I wonder whatever happened to that shirt? I think it became a dust rag, because I only fitted into it as an actual T-Shirt for a few months. Sigh.

Then in late 2005, I needed to try again. This time, I was a hefty 104 kg - I still can't believe I was ever that big - but I managed to shed eighteen kilograms. As soon as I boasted about it online, I ran out of puff and returned to my old eating patterns (and avoided looking at the scales for about a year). Thirteen kilos went straight back on, seemingly in no time at all. It's extremely easy to add a kilogram per month. I know; I've proved it several times now. I can do it standing on my head. (Actually, doing that might stop me from opening chocolate wrappers.)

Ah well, 89.9 is better than 99, just as 99 is much better than 104. It's still a bit disheartening that I'm back at the same mass I was the first time I attempted "Fat Free Forever". That "forever" is the sticking point, you know. Because Junk Food (and its advertisers) cry out for it to be eaten every day! Somehow society is going to have to come up with a solution for that.

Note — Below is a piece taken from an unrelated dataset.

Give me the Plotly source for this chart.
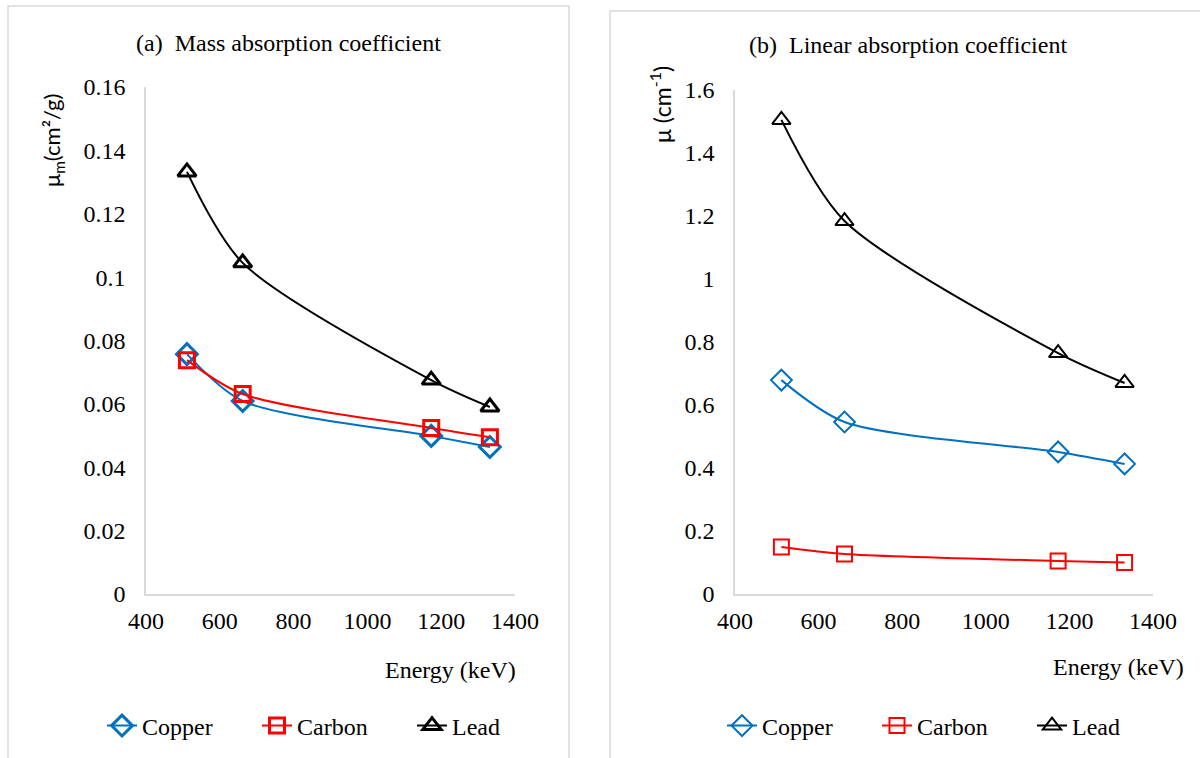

I don't think I'll ever be 75 kg again somehow, but even 85 kg is looking pretty great from here. So wish me luck for the next stage of this game/chore/necessity.

Sunday's magic number: 89.9 - Yay!

Saturday, December 01, 2007

Brissy birthday boy, Ben

Happy birthday to little Ben, whose first birthday party is about to begin in Brisbane. I was invited, but I'm not able to get back to Brisbane till later in December. But no matter, Ben and his parents are due in Sydney this week, for a flying visit, so I can catch up then.

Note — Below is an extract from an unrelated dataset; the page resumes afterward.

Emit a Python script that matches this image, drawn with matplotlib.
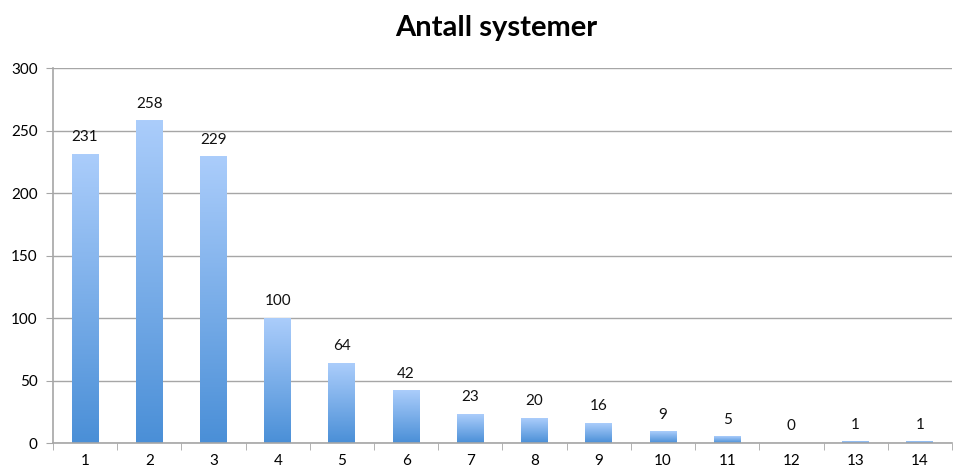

"It's 2.30am on a Saturday morning, and I must lick your face!"

You know, by cleverly judging the time between heavy rain showers, Jack (my Jack Russell terrier) was taken for a one hour walk last night. There's no way he should have been awake enough to demand to go outside to post an urgent wee-mail at 2.30am this morning.

But he did.

Dammit.

Welcome to summer. No wonder it's raining.

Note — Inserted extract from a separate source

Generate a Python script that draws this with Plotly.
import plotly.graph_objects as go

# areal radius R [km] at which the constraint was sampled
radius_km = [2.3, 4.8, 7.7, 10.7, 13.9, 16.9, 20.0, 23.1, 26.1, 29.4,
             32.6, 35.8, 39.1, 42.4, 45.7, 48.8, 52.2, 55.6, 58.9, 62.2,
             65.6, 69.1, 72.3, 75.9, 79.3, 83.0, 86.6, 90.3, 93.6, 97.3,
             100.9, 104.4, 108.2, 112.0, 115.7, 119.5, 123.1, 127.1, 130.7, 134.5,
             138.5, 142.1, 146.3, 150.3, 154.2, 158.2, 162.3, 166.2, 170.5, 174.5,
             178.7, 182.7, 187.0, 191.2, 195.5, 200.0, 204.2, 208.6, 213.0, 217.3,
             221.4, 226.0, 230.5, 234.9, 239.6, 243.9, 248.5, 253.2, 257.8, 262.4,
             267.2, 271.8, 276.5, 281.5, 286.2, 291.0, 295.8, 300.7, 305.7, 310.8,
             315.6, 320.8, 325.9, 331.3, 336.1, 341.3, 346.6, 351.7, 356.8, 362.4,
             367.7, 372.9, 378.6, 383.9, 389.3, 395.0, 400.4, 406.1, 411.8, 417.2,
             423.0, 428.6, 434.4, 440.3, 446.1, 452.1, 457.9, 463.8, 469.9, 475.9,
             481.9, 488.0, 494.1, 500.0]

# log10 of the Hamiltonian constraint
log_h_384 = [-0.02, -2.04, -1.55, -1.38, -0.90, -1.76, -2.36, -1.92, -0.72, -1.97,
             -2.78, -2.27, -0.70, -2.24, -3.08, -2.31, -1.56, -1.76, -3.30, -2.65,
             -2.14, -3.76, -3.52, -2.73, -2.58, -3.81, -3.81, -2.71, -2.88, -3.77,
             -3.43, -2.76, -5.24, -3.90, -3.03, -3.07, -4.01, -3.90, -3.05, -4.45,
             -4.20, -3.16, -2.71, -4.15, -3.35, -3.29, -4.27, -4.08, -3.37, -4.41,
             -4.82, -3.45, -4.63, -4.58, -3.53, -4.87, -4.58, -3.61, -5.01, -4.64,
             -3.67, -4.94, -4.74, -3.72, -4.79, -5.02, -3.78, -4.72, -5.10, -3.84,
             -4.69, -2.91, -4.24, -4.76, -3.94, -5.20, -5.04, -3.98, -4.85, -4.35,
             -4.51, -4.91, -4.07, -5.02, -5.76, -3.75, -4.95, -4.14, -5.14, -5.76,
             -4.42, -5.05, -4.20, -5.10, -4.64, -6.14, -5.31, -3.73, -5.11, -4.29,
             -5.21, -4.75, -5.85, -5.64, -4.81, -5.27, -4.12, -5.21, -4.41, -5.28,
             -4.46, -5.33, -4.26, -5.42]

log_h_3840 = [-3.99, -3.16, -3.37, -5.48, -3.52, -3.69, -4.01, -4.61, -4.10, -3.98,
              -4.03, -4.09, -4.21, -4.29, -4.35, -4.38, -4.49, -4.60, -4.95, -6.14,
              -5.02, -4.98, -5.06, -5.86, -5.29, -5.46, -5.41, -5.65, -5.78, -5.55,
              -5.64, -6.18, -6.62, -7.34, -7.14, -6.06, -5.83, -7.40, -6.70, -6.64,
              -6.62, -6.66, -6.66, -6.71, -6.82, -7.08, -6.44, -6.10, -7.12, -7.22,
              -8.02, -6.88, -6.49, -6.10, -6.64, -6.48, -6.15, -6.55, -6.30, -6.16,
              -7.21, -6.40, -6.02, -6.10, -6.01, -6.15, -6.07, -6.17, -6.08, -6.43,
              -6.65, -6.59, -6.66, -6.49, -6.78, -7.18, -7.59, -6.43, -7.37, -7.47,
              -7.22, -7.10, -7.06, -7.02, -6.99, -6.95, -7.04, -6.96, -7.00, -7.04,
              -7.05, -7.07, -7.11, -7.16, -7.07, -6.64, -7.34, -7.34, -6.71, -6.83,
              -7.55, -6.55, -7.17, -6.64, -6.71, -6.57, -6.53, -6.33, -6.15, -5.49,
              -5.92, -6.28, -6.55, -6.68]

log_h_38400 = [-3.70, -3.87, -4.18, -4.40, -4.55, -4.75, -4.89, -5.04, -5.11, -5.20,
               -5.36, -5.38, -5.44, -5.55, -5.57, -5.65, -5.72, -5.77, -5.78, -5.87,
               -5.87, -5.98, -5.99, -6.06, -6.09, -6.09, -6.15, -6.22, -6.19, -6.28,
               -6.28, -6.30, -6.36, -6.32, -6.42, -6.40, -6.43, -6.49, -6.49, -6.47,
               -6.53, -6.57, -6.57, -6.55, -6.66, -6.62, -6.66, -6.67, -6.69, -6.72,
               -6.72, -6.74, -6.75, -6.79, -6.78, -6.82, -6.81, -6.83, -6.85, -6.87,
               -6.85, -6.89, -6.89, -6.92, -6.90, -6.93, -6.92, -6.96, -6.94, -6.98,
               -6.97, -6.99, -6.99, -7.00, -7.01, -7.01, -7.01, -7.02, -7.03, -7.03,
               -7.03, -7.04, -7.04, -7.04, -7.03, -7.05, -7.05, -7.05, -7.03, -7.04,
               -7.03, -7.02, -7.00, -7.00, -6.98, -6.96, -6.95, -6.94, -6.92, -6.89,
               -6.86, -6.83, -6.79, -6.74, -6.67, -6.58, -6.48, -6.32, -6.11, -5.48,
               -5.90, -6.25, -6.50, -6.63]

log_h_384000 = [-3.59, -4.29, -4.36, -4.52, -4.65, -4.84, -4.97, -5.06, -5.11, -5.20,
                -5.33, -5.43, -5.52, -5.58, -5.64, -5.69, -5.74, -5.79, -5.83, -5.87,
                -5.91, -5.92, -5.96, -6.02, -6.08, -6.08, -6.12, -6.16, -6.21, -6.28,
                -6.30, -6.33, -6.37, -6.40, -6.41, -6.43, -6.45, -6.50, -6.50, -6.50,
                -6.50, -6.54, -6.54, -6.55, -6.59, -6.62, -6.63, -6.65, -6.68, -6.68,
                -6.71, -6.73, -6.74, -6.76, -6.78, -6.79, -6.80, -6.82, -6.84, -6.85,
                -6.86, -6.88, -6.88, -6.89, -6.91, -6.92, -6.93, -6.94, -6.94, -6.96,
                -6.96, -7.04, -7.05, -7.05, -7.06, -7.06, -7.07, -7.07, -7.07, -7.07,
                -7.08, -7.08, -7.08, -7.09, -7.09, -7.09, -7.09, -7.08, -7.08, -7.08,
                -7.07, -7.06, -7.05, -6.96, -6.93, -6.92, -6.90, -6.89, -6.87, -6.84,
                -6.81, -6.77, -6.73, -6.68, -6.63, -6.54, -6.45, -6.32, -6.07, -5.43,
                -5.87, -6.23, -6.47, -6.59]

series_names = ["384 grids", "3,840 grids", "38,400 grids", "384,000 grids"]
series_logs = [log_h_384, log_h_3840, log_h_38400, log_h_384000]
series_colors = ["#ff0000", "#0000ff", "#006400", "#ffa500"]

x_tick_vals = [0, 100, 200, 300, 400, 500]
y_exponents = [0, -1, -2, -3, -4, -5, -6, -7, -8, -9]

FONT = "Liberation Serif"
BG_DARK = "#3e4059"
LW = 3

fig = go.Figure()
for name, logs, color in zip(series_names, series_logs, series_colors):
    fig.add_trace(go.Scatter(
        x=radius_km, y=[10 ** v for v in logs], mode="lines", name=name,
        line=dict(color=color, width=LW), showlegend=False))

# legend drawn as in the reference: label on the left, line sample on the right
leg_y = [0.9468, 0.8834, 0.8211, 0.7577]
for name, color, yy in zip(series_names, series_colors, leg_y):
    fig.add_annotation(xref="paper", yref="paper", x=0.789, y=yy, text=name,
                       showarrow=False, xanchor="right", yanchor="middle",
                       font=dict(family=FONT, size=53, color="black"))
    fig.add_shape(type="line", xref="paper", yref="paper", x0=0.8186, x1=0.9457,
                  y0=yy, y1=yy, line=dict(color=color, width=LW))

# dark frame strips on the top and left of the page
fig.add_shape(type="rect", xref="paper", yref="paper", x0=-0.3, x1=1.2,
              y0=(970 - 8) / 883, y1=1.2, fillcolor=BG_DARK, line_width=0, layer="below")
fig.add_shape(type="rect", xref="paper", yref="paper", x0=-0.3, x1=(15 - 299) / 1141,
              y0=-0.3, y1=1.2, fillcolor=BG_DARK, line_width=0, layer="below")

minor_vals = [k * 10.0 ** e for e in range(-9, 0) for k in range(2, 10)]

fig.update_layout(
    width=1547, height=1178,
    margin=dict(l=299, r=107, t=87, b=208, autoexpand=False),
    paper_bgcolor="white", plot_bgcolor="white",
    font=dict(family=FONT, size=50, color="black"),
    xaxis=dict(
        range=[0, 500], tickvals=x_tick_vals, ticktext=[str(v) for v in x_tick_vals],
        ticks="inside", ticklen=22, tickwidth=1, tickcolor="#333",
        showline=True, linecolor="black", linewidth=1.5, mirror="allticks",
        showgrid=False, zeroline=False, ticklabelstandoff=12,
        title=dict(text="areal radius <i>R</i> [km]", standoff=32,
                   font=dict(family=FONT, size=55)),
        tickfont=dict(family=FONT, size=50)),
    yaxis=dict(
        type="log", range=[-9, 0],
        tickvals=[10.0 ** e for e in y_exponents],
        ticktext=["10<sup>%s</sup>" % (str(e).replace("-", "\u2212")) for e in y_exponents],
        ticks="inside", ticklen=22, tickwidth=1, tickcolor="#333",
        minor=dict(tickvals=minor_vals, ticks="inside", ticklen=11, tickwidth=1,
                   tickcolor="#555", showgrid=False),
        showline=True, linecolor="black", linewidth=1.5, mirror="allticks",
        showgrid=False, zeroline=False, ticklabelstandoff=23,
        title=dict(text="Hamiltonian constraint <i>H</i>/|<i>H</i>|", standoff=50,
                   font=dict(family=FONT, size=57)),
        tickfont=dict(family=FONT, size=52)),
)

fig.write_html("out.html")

(I cheated and peeked at the scales a day early; if I walk heaps today I can be under the magic 90 kg again tomorrow. Whew! I thought I'd been really tough on myself this week, but there hasn't been a lot of change at all. Last week, i knew there'd been a sudden two kilogram drop. i could just tell that i felt lighter, and skinnier. There are mornings when I get dressed and feel amazed at all the extra room in the waistband of my pants, and how they'd fall down without a belt holding them up. There are other morning when i catch myself side on in the mirror and am horrified that the tummy ain't never gonna look better without some exercise beyond walking. (My thighs always look muscular, but that's because a life time of walking builds 'em up. Such is the life of a pedestrian.)